Non-Covering Query Example
SELECT L_RETURNFLAG, L_LINESTATUS, L_QUANTITY FROM lineitem WHERE L_LINENUMBER = 1 AND L_ORDERKEY BETWEEN 40 AND 75;
Because the l_comp_1 index does not include the L_RETURNFLAG field, Drill creates a query plan that uses the index, but also includes a join on the primary table.
EXPLAIN PLAN FOR SELECT L_RETURNFLAG, L_LINESTATUS, L_QUANTITY FROM lineitem WHERE L_LINENUMBER = 1 AND L_ORDERKEY BETWEEN 40 AND 75;
00-00 Screen
00-01 Project(L_RETURNFLAG=[$0], L_LINESTATUS=[$1], L_QUANTITY=[$2])
00-02 Project(L_RETURNFLAG=[$2], L_LINESTATUS=[$3], L_QUANTITY=[$4])
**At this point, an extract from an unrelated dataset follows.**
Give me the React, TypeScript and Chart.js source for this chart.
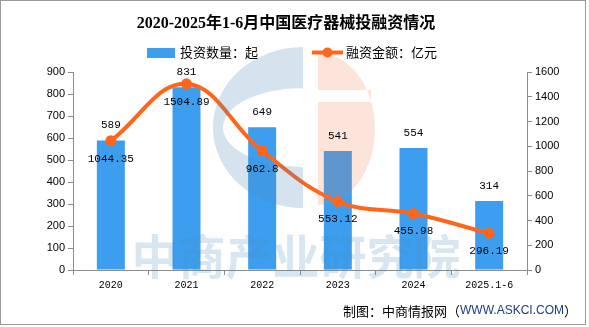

00-03 Project(L_LINENUMBER=[$0], L_ORDERKEY=[$1], L_RETURNFLAG=[$2], L_LINESTATUS=[$3], L_QUANTITY=[$4])
00-04 RowKeyJoin(condition=[=($5, $6)], joinType=[inner])
00-06 Scan(table=[[si, tpch_sf1_maprdb_range, lineitem]], groupscan=[RestrictedJsonTableGroupScan [ScanSpec=JsonScanSpec [tableName=maprfs:///drill/testdata/tpch/sf1/maprdb/json/range/lineitem, condition=(((L_LINENUMBER = {"$numberLong":1}) and (L_ORDERKEY >= {"$numberLong":40})) and (L_ORDERKEY <= {"$numberLong":75}))], columns=[`L_LINENUMBER`, `L_ORDERKEY`, `L_RETURNFLAG`, `L_LINESTATUS`, `L_QUANTITY`, `_id`], rowcount=60012.15000000001]])
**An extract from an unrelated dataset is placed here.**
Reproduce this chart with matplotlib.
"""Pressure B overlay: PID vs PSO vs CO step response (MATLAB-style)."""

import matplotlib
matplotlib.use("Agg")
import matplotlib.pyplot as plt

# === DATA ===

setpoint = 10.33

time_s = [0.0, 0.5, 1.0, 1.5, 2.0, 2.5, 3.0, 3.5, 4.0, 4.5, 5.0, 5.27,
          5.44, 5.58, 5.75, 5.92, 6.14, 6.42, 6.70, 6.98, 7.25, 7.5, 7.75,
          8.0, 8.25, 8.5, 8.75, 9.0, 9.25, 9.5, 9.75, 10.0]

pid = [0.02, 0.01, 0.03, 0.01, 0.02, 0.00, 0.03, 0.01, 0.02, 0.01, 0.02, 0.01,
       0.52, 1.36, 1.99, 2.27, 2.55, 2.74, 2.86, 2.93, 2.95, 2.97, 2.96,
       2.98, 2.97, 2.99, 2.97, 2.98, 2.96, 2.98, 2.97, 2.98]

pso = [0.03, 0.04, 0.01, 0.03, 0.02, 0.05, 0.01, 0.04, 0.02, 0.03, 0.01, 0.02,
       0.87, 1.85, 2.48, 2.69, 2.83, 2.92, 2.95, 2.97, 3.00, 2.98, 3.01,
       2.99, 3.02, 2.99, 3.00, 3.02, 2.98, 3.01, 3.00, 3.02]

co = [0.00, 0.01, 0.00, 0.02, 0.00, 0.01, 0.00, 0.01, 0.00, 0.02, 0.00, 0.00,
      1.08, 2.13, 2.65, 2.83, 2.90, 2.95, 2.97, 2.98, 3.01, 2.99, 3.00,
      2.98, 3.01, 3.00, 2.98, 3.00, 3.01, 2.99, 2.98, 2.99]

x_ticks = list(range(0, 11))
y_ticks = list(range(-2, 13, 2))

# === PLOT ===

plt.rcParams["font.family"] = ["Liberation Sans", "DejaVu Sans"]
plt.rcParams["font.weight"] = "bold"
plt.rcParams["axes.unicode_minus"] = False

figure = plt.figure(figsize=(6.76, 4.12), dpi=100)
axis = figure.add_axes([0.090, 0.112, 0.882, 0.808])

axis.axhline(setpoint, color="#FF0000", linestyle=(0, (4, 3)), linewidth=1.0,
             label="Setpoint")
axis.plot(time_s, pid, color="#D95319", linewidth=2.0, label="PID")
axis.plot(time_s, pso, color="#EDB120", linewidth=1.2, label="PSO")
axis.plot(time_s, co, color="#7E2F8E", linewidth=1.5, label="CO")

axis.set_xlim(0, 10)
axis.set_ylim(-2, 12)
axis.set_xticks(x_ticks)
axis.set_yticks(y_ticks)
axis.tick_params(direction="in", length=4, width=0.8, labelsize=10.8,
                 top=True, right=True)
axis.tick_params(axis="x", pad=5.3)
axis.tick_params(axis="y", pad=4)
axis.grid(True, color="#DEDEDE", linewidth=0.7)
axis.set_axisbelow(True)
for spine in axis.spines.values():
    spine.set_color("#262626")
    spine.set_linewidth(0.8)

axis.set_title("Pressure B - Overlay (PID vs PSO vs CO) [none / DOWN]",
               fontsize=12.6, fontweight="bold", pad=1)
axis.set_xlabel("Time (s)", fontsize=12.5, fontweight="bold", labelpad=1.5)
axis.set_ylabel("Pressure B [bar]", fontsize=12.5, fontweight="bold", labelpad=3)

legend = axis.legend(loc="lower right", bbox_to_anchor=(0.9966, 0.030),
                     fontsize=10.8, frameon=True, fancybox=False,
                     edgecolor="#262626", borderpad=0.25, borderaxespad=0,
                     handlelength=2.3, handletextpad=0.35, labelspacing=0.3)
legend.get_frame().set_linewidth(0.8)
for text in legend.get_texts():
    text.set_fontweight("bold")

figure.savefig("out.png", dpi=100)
00-05 Scan(table=[[si, tpch_sf1_maprdb_range, lineitem]], groupscan=[JsonTableGroupScan [ScanSpec=JsonScanSpec [tableName=maprfs:///drill/testdata/tpch/sf1/maprdb/json/range/lineitem, condition=(((L_LINENUMBER = {"$numberLong":1}) and (L_ORDERKEY >= {"$numberLong":40})) and (L_ORDERKEY <= {"$numberLong":75})), indexName=l_comp_1], columns=[`_id`]]])
Reading the query plan, you can see that the plan includes an index scan, as indicated by the groupscan=[JsonTableGroupScan and indexName, and also a scan on the primary table, as indicated by the groupscan=[RestrictedJsonTableGroupScan and the RowKeyJoin. To process this query, Drill and HPE Ezmeral Data Fabric Database can use the index, but HPE Ezmeral Data Fabric Database must also use the rowkey to perform a join on the primary table to fetch data in the L_RETURNFLAG field.
If this query ran on a regular basis, you could remove the l_comp_1 index and create a new index that includes all fields referenced in the query, including the L_RETURNFLAG field, to improve query performance. However, running a query only once or a few times may not justify the overhead of removing the old index and creating a new index.